UK retailers signal more gloom as Asos, DFS and Dunelm deliver disappointing trading reports
Sofa sales were down at DFS largely due to the hot weather, the company said
Online retailer Asos said on Thursday that it expects sales for 2018 to fall at the lower end of a predicted growth range of 25-30 per cent. Asos shares fell 11 per cent in early trading.
“This does not mean Asos has suddenly become a bad or disappointing company,” said Russ Mould, AJ Bell investment director. Instead, he said, it indicates how much emphasis Asos investors place on future earnings estimates.
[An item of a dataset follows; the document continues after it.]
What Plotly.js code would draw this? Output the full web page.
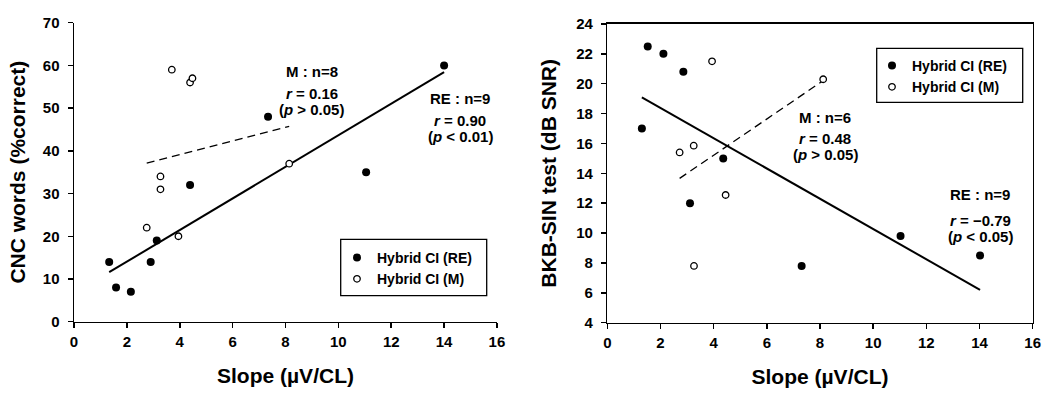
<!DOCTYPE html>
<html>
<head>
<meta charset="utf-8">
<script src="https://cdn.plot.ly/plotly-3.0.1.min.js"></script>
<style>
  html, body { margin: 0; padding: 0; background: #fff; }
  #chart { width: 1050px; height: 402px; }
</style>
</head>
<body>
<div id="chart"></div>
<script>
// CNC words panel (left)
const cncSlopeRE = [1.33, 1.59, 2.15, 2.9, 3.13, 4.39, 7.34, 11.05, 14.0];
const cncScoreRE = [14, 8, 7, 14, 19, 32, 48, 35, 60];
const cncSlopeM = [2.75, 3.27, 3.27, 3.7, 4.39, 4.48, 3.95, 8.14];
const cncScoreM = [22, 34, 31, 59, 56, 57, 20, 37];

// BKB-SIN panel (right)
const bkbSlopeRE = [1.52, 2.11, 2.86, 1.30, 4.36, 3.11, 7.31, 11.03, 14.02];
const bkbSnrRE = [22.5, 22.0, 20.8, 17.0, 15.0, 12.0, 7.8, 9.8, 8.5];
const bkbSlopeM = [3.94, 8.12, 2.72, 3.25, 4.45, 3.26];
const bkbSnrM = [21.5, 20.3, 15.4, 15.85, 12.55, 7.8];

const xTicks = [0, 2, 4, 6, 8, 10, 12, 14, 16];
const cncTicks = [0, 10, 20, 30, 40, 50, 60, 70];
const bkbTicks = [4, 6, 8, 10, 12, 14, 16, 18, 20, 22, 24];
const legendNames = ['Hybrid CI (RE)', 'Hybrid CI (M)'];

// least squares line over the range of x
function fitLine(xs, ys) {
    const n = xs.length;
    const mx = xs.reduce((a, b) => a + b, 0) / n;
    const my = ys.reduce((a, b) => a + b, 0) / n;
    let sxy = 0, sxx = 0;
    for (let i = 0; i < n; i++) {
        sxy += (xs[i] - mx) * (ys[i] - my);
        sxx += (xs[i] - mx) * (xs[i] - mx);
    }
    const b = sxy / sxx;
    const a = my - b * mx;
    const x0 = Math.min(...xs), x1 = Math.max(...xs);
    return { x: [x0, x1], y: [a + b * x0, a + b * x1] };
}

const FONT = 'Liberation Sans, Arial, sans-serif';
const bold = v => '<b>' + v + '</b>';

function lineTrace(fit, xa, ya, dash, width) {
    return {
        x: fit.x, y: fit.y, xaxis: xa, yaxis: ya,
        mode: 'lines', type: 'scatter', showlegend: false, hoverinfo: 'skip',
        line: { color: '#000', width: width, dash: dash }
    };
}

function filled(xs, ys, xa, ya, leg) {
    return {
        x: xs, y: ys, xaxis: xa, yaxis: ya, mode: 'markers', type: 'scatter',
        name: bold(legendNames[0]), legend: leg,
        marker: { color: '#000', size: 8, line: { color: '#000', width: 0 } }
    };
}

function open(xs, ys, xa, ya, leg) {
    return {
        x: xs, y: ys, xaxis: xa, yaxis: ya, mode: 'markers', type: 'scatter',
        name: bold(legendNames[1]), legend: leg,
        marker: { color: '#fff', size: 6.5, line: { color: '#000', width: 1.3 } }
    };
}

const data = [
    lineTrace(fitLine(cncSlopeRE, cncScoreRE), 'x', 'y', 'solid', 2),
    lineTrace(fitLine(cncSlopeM, cncScoreM), 'x', 'y', '8px,5px', 1.3),
    filled(cncSlopeRE, cncScoreRE, 'x', 'y', 'legend'),
    open(cncSlopeM, cncScoreM, 'x', 'y', 'legend'),
    lineTrace(fitLine(bkbSlopeRE, bkbSnrRE), 'x2', 'y2', 'solid', 2),
    lineTrace(fitLine(bkbSlopeM, bkbSnrM), 'x2', 'y2', '8px,5px', 1.3),
    filled(bkbSlopeRE, bkbSnrRE, 'x2', 'y2', 'legend2'),
    open(bkbSlopeM, bkbSnrM, 'x2', 'y2', 'legend2')
];

const tickFont = { family: FONT, size: 15, color: '#000' };
const titleFont = { family: FONT, size: 21, color: '#000' };

function xAxis(domain, anchor, mirror) {
    return {
        domain: domain, anchor: anchor, range: [0, 16],
        tickmode: 'array', tickvals: xTicks, ticktext: xTicks.map(bold),
        showgrid: false, zeroline: false, showline: true, linecolor: '#000', linewidth: 1.5,
        mirror: mirror, ticks: 'outside', ticklen: 5, tickwidth: 1.5, tickcolor: '#000',
        tickfont: tickFont, automargin: false, ticklabelstandoff: 1,
        title: { text: bold('Slope (µV/CL)'), font: titleFont, standoff: 19 }
    };
}

function yAxis(domain, anchor, range, ticks, text, mirror, standoff) {
    return {
        domain: domain, anchor: anchor, range: range,
        tickmode: 'array', tickvals: ticks, ticktext: ticks.map(bold),
        showgrid: false, zeroline: false, showline: true, linecolor: '#000', linewidth: 1.5,
        mirror: mirror, ticks: 'outside', ticklen: 5, tickwidth: 1.5, tickcolor: '#000',
        tickfont: tickFont, automargin: false, ticklabelstandoff: 5,
        title: { text: bold(text), font: titleFont, standoff: standoff }
    };
}

const annFont = { family: FONT, size: 15, color: '#000' };
function note(text, x, y, xr, yr) {
    return { text: bold(text), x: x, y: y, xref: xr, yref: yr, showarrow: false, font: annFont };
}

const layout = {
    width: 1050, height: 402,
    margin: { l: 0, r: 0, t: 0, b: 0 },
    paper_bgcolor: '#fff', plot_bgcolor: '#fff',
    font: { family: FONT, color: '#000' },
    xaxis: xAxis([0.0705, 0.4733], 'y', false),
    yaxis: yAxis([0.1998, 0.9435], 'x', [0, 70], cncTicks, 'CNC words (%correct)', false, 11),
    xaxis2: xAxis([0.5784, 0.9835], 'y2', true),
    yaxis2: yAxis([0.1973, 0.9403], 'x2', [4, 24], bkbTicks, 'BKB-SIN test (dB SNR)', true, 14),
    legend: {
        x: 337 / 1050, y: 1 - 242 / 402, xanchor: 'left', yanchor: 'top',
        bgcolor: 'rgba(0,0,0,0)', borderwidth: 0, itemwidth: 30,
        font: { family: FONT, size: 14, color: '#000' }
    },
    legend2: {
        x: 872 / 1050, y: 1 - 50 / 402, xanchor: 'left', yanchor: 'top',
        bgcolor: 'rgba(0,0,0,0)', borderwidth: 0, itemwidth: 30,
        font: { family: FONT, size: 14, color: '#000' }
    },
    shapes: [
        { type: 'rect', xref: 'paper', yref: 'paper', x0: 340.7 / 1050, x1: 486.7 / 1050,
          y0: 1 - 295.7 / 402, y1: 1 - 239.3 / 402, line: { color: '#000', width: 1.3 } },
        { type: 'rect', xref: 'paper', yref: 'paper', x0: 876.7 / 1050, x1: 1022.7 / 1050,
          y0: 1 - 102.3 / 402, y1: 1 - 48.3 / 402, line: { color: '#000', width: 1.3 } }
    ],
    annotations: [
        note('M : n=8', 9.0, 58.5, 'x', 'y'),
        note('<i>r</i> = 0.16', 9.0, 53.5, 'x', 'y'),
        note('(<i>p</i> &gt; 0.05)', 9.0, 49.6, 'x', 'y'),
        note('RE : n=9', 14.62, 52.2, 'x', 'y'),
        note('<i>r</i> = 0.90', 14.62, 47.0, 'x', 'y'),
        note('(<i>p</i> &lt; 0.01)', 14.62, 43.3, 'x', 'y'),
        note('M : n=6', 8.19, 17.75, 'x2', 'y2'),
        note('<i>r</i> = 0.48', 8.19, 16.34, 'x2', 'y2'),
        note('(<i>p</i> &gt; 0.05)', 8.19, 15.23, 'x2', 'y2'),
        note('RE : n=9', 14.02, 12.55, 'x2', 'y2'),
        note('<i>r</i> = −0.79', 14.02, 10.87, 'x2', 'y2'),
        note('(<i>p</i> &lt; 0.05)', 14.02, 9.75, 'x2', 'y2')
    ]
};

Plotly.newPlot('chart', data, layout, { displayModeBar: false, staticPlot: true });
</script>
</body>
</html>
DFS’s stock dropped 10 per cent at one stage in early trading, after the company revealed it expects to report earnings for the full financial year below the figure recorded for last year.
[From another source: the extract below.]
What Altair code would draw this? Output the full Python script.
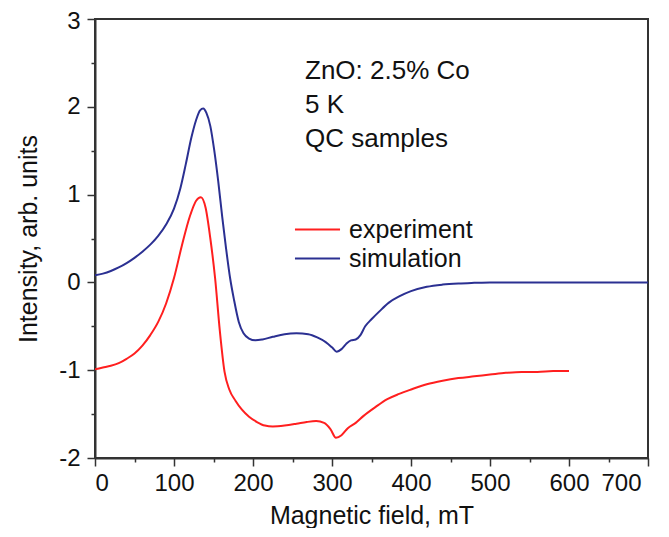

DFS said in a trading update for the second half that this was due to “significantly lower than expected order intake” because of the “exceptionally hot weather” throughout the fourth quarter, which also affected key trading weekends.
The company also said it had “experienced disruption outside of our control to ships bringing made-to-order products from the Far East”.
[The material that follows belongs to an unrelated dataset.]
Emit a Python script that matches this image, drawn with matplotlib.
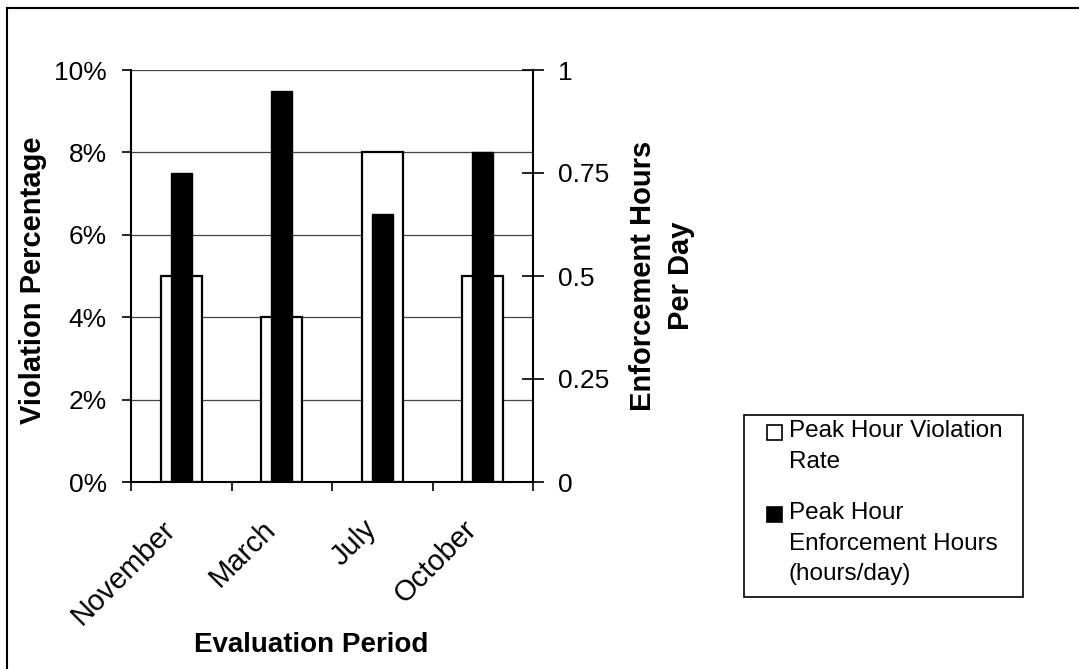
import numpy as np
import matplotlib
matplotlib.use("Agg")
import matplotlib.pyplot as plt
import matplotlib.transforms as mtransforms
from matplotlib.patches import Rectangle
from matplotlib.lines import Line2D
from matplotlib.ticker import PercentFormatter

# data
periods = ["November", "March", "July", "October"]
violation_rate = [5, 4, 8, 5]            # percent
enforcement_hours = [0.75, 0.95, 0.65, 0.80]   # hours/day
left_ticks = [0, 2, 4, 6, 8, 10]
right_ticks = [0, 0.25, 0.5, 0.75, 1]
right_tick_labels = ["0", "0.25", "0.5", "0.75", "1"]

plt.rcParams['font.family'] = ['Liberation Sans', 'DejaVu Sans']

W, H = 1079, 669
fig = plt.figure(figsize=(W / 100, H / 100), dpi=100)

def fx(px):
    return px / W

def fy(py):
    return 1 - py / H

# plot area in pixels: x 131..533, y 70..482
ax = fig.add_axes([fx(131), fy(482), fx(533) - fx(131), fy(70) - fy(482)])
ax2 = ax.twinx()

x = np.arange(len(periods))

ax.bar(x, violation_rate, width=0.41, color='white', edgecolor='black',
       linewidth=1.6, zorder=2)
ax2.bar(x, enforcement_hours, width=0.21, color='black', edgecolor='black',
        linewidth=1, zorder=2)

ax.set_xlim(-0.5, len(periods) - 0.5)
ax.set_ylim(0, 10)
ax2.set_ylim(0, 1)

# grid
ax.set_axisbelow(True)
ax.yaxis.grid(True, color='#444444', linewidth=0.9)
ax.set_yticks(left_ticks)
ax.yaxis.set_major_formatter(PercentFormatter(decimals=0))

ax2.set_yticks(right_ticks)
ax2.set_yticklabels(right_tick_labels)

# x ticks: marks at category boundaries, slanted names drawn as text
ax.set_xticks([])
ax.set_xticks(np.arange(-0.5, len(periods)), minor=True)
ax.tick_params(axis='x', which='minor', length=6.5, width=1.2, direction='out')
label_shift = mtransforms.ScaledTranslation(-0.2, -0.33, fig.dpi_scale_trans)
for xi, name in zip(x, periods):
    ax.text(xi, 0, name, transform=ax.get_xaxis_transform() + label_shift,
            rotation=45, ha='right', va='top', rotation_mode='anchor',
            fontsize=21)

ax.tick_params(axis='y', length=6.5, width=1.2, direction='out', pad=11,
               labelsize=19)
ax2.tick_params(axis='y', length=16, width=1.2, direction='inout', pad=10,
                labelsize=19)

for a in (ax, ax2):
    a.spines['top'].set_visible(False)
    for s in ('left', 'right', 'bottom'):
        a.spines[s].set_linewidth(1.5)
ax.spines['right'].set_visible(False)
ax2.spines['left'].set_visible(False)
ax2.spines['bottom'].set_visible(False)

# axis titles
ax.set_xlabel("Evaluation Period", fontsize=20, fontweight='bold')
ax.xaxis.set_label_coords((311 - 131) / 402, (482 - 645) / 412)
ax.xaxis.label.set_va('center')

ax.set_ylabel("Violation Percentage", fontsize=21, fontweight='bold')
ax.yaxis.set_label_coords((33 - 131) / 402, (482 - 280) / 412)
ax.yaxis.label.set_va('center')

ax2.set_ylabel("Enforcement Hours\nPer Day", fontsize=21, fontweight='bold',
               rotation=90, linespacing=1.45)
ax2.yaxis.set_label_coords((662 - 131) / 402, (482 - 276) / 412)
ax2.yaxis.label.set_va('center')
ax2.yaxis.label.set_ha('center')

# legend drawn by hand (box, swatches, text) in pixel positions
fig.patches.append(Rectangle((fx(744), fy(597)), fx(1023) - fx(744),
                             fy(415) - fy(597), transform=fig.transFigure,
                             facecolor='white', edgecolor='black',
                             linewidth=1.2))
legend_items = [("white", "Peak Hour Violation\nRate", 433),
                ("black", "Peak Hour\nEnforcement Hours\n(hours/day)", 515)]
for color, label, yc in legend_items:
    fig.patches.append(Rectangle((fx(767), fy(yc + 7)), fx(15), 15 / H,
                                 transform=fig.transFigure, facecolor=color,
                                 edgecolor='black', linewidth=1.2))
    fig.text(fx(789), fy(yc - 13), label, fontsize=17.5, va='top', ha='left',
             linespacing=1.5)

# outer frame (left and top edges)
fig.add_artist(Line2D([fx(7), fx(7)], [fy(8), 0], color='black', lw=1.5,
                      transform=fig.transFigure))
fig.add_artist(Line2D([fx(7), 1], [fy(8), fy(8)], color='black', lw=1.5,
                      transform=fig.transFigure))

fig.savefig("out.png", dpi=100)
Investors appeared to ignore advice from analysts at Peel Hunt, who said: “Don’t panic – the weather, England’s World Cup run and issues at Felixstowe have combined to create a difficult set of trading conditions for home/big ticket retailers, and DFS is not immune.
“If DFS has a cold, we’d imagine that the competition are in retail hospital. DFS is in an enviable, market-leading position, tapping into a wide demographic and addressing the online issue as well.”
DFS said that it expects the retail market to remain challenging for the next year “given ongoing reduced consumer confidence levels”, but added that there should be some alleviation of current short-term demand constraints.
Dunelm reported flat like-for-like revenues in the 13 weeks to 30 June, with sales in shops falling 4.6 per cent in the same period due to “disappointing” footfall.
The firm has set aside a further £3m to provide for losses based on sales of products at clearance prices.
Shares in the company fell 1.5 per cent and are currently hovering at a five-year low.
Nick Wilkinson, Dunelm’s chief executive, said: “I firmly believe that our homewares authority, combined with our increasing ability to adapt to evolving consumer trends, means that there is very significant potential for growth of the Dunelm brand.”